1.  What is your relationship with the applicant? This question allows you to get a better idea about the professional relationship between the reference and the applicant. Figure out if this is a former supervisor or co-worker to better assess the information provided.

2.  Can you please confirm the candidate’s dates of employment, title, and responsibilities? Verifying the candidate’s job title and dates of employment is mandatory to determine if their resume is accurate. According to a survey from The Society of Human Resource Managers, 53 percent of the resumes and job applications they reviewed contained falsifications – misleading statements, fraudulent degrees, altered employment dates, inflated salary claims, inaccurate job descriptions, and falsified references.

3.  Can you please describe the candidate’s work performance in a few words? Candidates aren’t afraid to make bold statement during an interview. A former employer can attest that those claims are actually true. Encourage the reference to talk about the candidate’s work ethic and give a few details about their accomplishments in the workplace.

4.  In your opinion, what are the applicant’s strengths and weaknesses? References who worked with the candidate for a while have a better understanding about what areas the applicant could improve in and what unique qualities recommends them for the new job.

5.  What was it like to work with the candidate? Is he/she a team player? – It’s important to ask this question when the position requires the candidate to work as part of a team. If they are more inclined to work individually, they might not be a good fit for the job after all.

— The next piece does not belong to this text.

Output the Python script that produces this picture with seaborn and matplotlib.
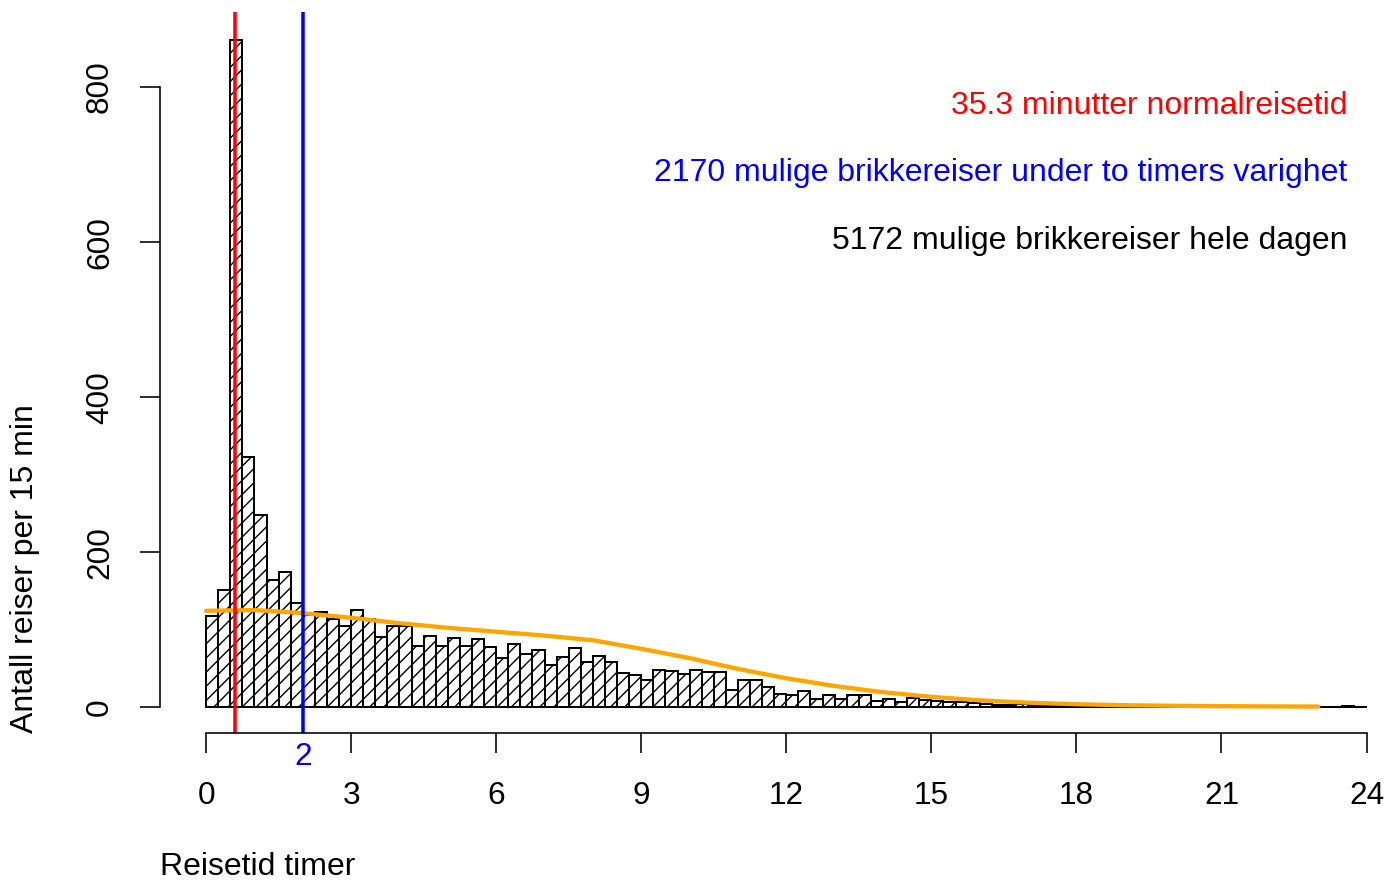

6.  Why did the applicant leave the position?This question likely came up during the job interview as well. Now you can determine if the candidate was honest about their reasons for leaving their former place of employment. Based on the response, you can also estimate how long the applicant might stay with a new organization.

7.  Was the candidate on-time and reliable? If the applicant was perpetually late or called in sick on more than a few occasions, it’s likely they haven’t changed. At the end of the day, no one wants to hire an employee they can’t depend on.

8.  How did the candidate respond to feedback? Asking this will help you figure out if the candidate is interested in developing their skills and growing at the new workplace.  

9.  Did the employee get along well with coworkers, supervisors, and clients? – Bad tempered employees generally foster a negative atmosphere at the workplace. Make sure the candidate is respectful and pleasant to work with. 

10.  Did the applicant supervise other employees? How was their management style? – If the position requires people management skills, asking about previous experience in this department will help you learn more about the candidate’s ability to coordinate and motivate staffers.

11.  How did the candidate handle conflict? Unfortunately, conflict is often unavoidable in the workplace. If the reference can vouch that the applicant handles conflict gracefully, this will win the candidate bonus points.

12.  Was the candidate able to work under pressure? When the job involves stress, you want to make sure that you hire someone who can cope with deadlines and solve unexpected issues as they arise.

13.  How do you think the applicant would handle these job responsibilities? Talk about the duties that come with the job and ask the reference if they think the candidate can handle them.

14.  Is there anything else you would like to add? Give the reference a chance to talk about any other relevant aspects you haven’t addressed during your questioning.  

15.  Would you rehire the applicant? The answer will help you figure out if the candidate is truly valuable and able to make a long-lasting impression on people with whom they work. 

According to Free Pre-Employment Test, The U.S. Department of Labor states that a bad hire can equal 30 percent of an employee’s yearly salary. That means that an unproductive staffer with an annual income of $40,000 can cause a $12,000 loss for the employer. It’s not worth taking the risk.

An in-depth screening process of applicants along with thorough reference checks can save your company thousands of dollars. Consider the tips above and reach out to your candidates’ former managers. They can provide invaluable insights that will help you make a more informed hiring decision.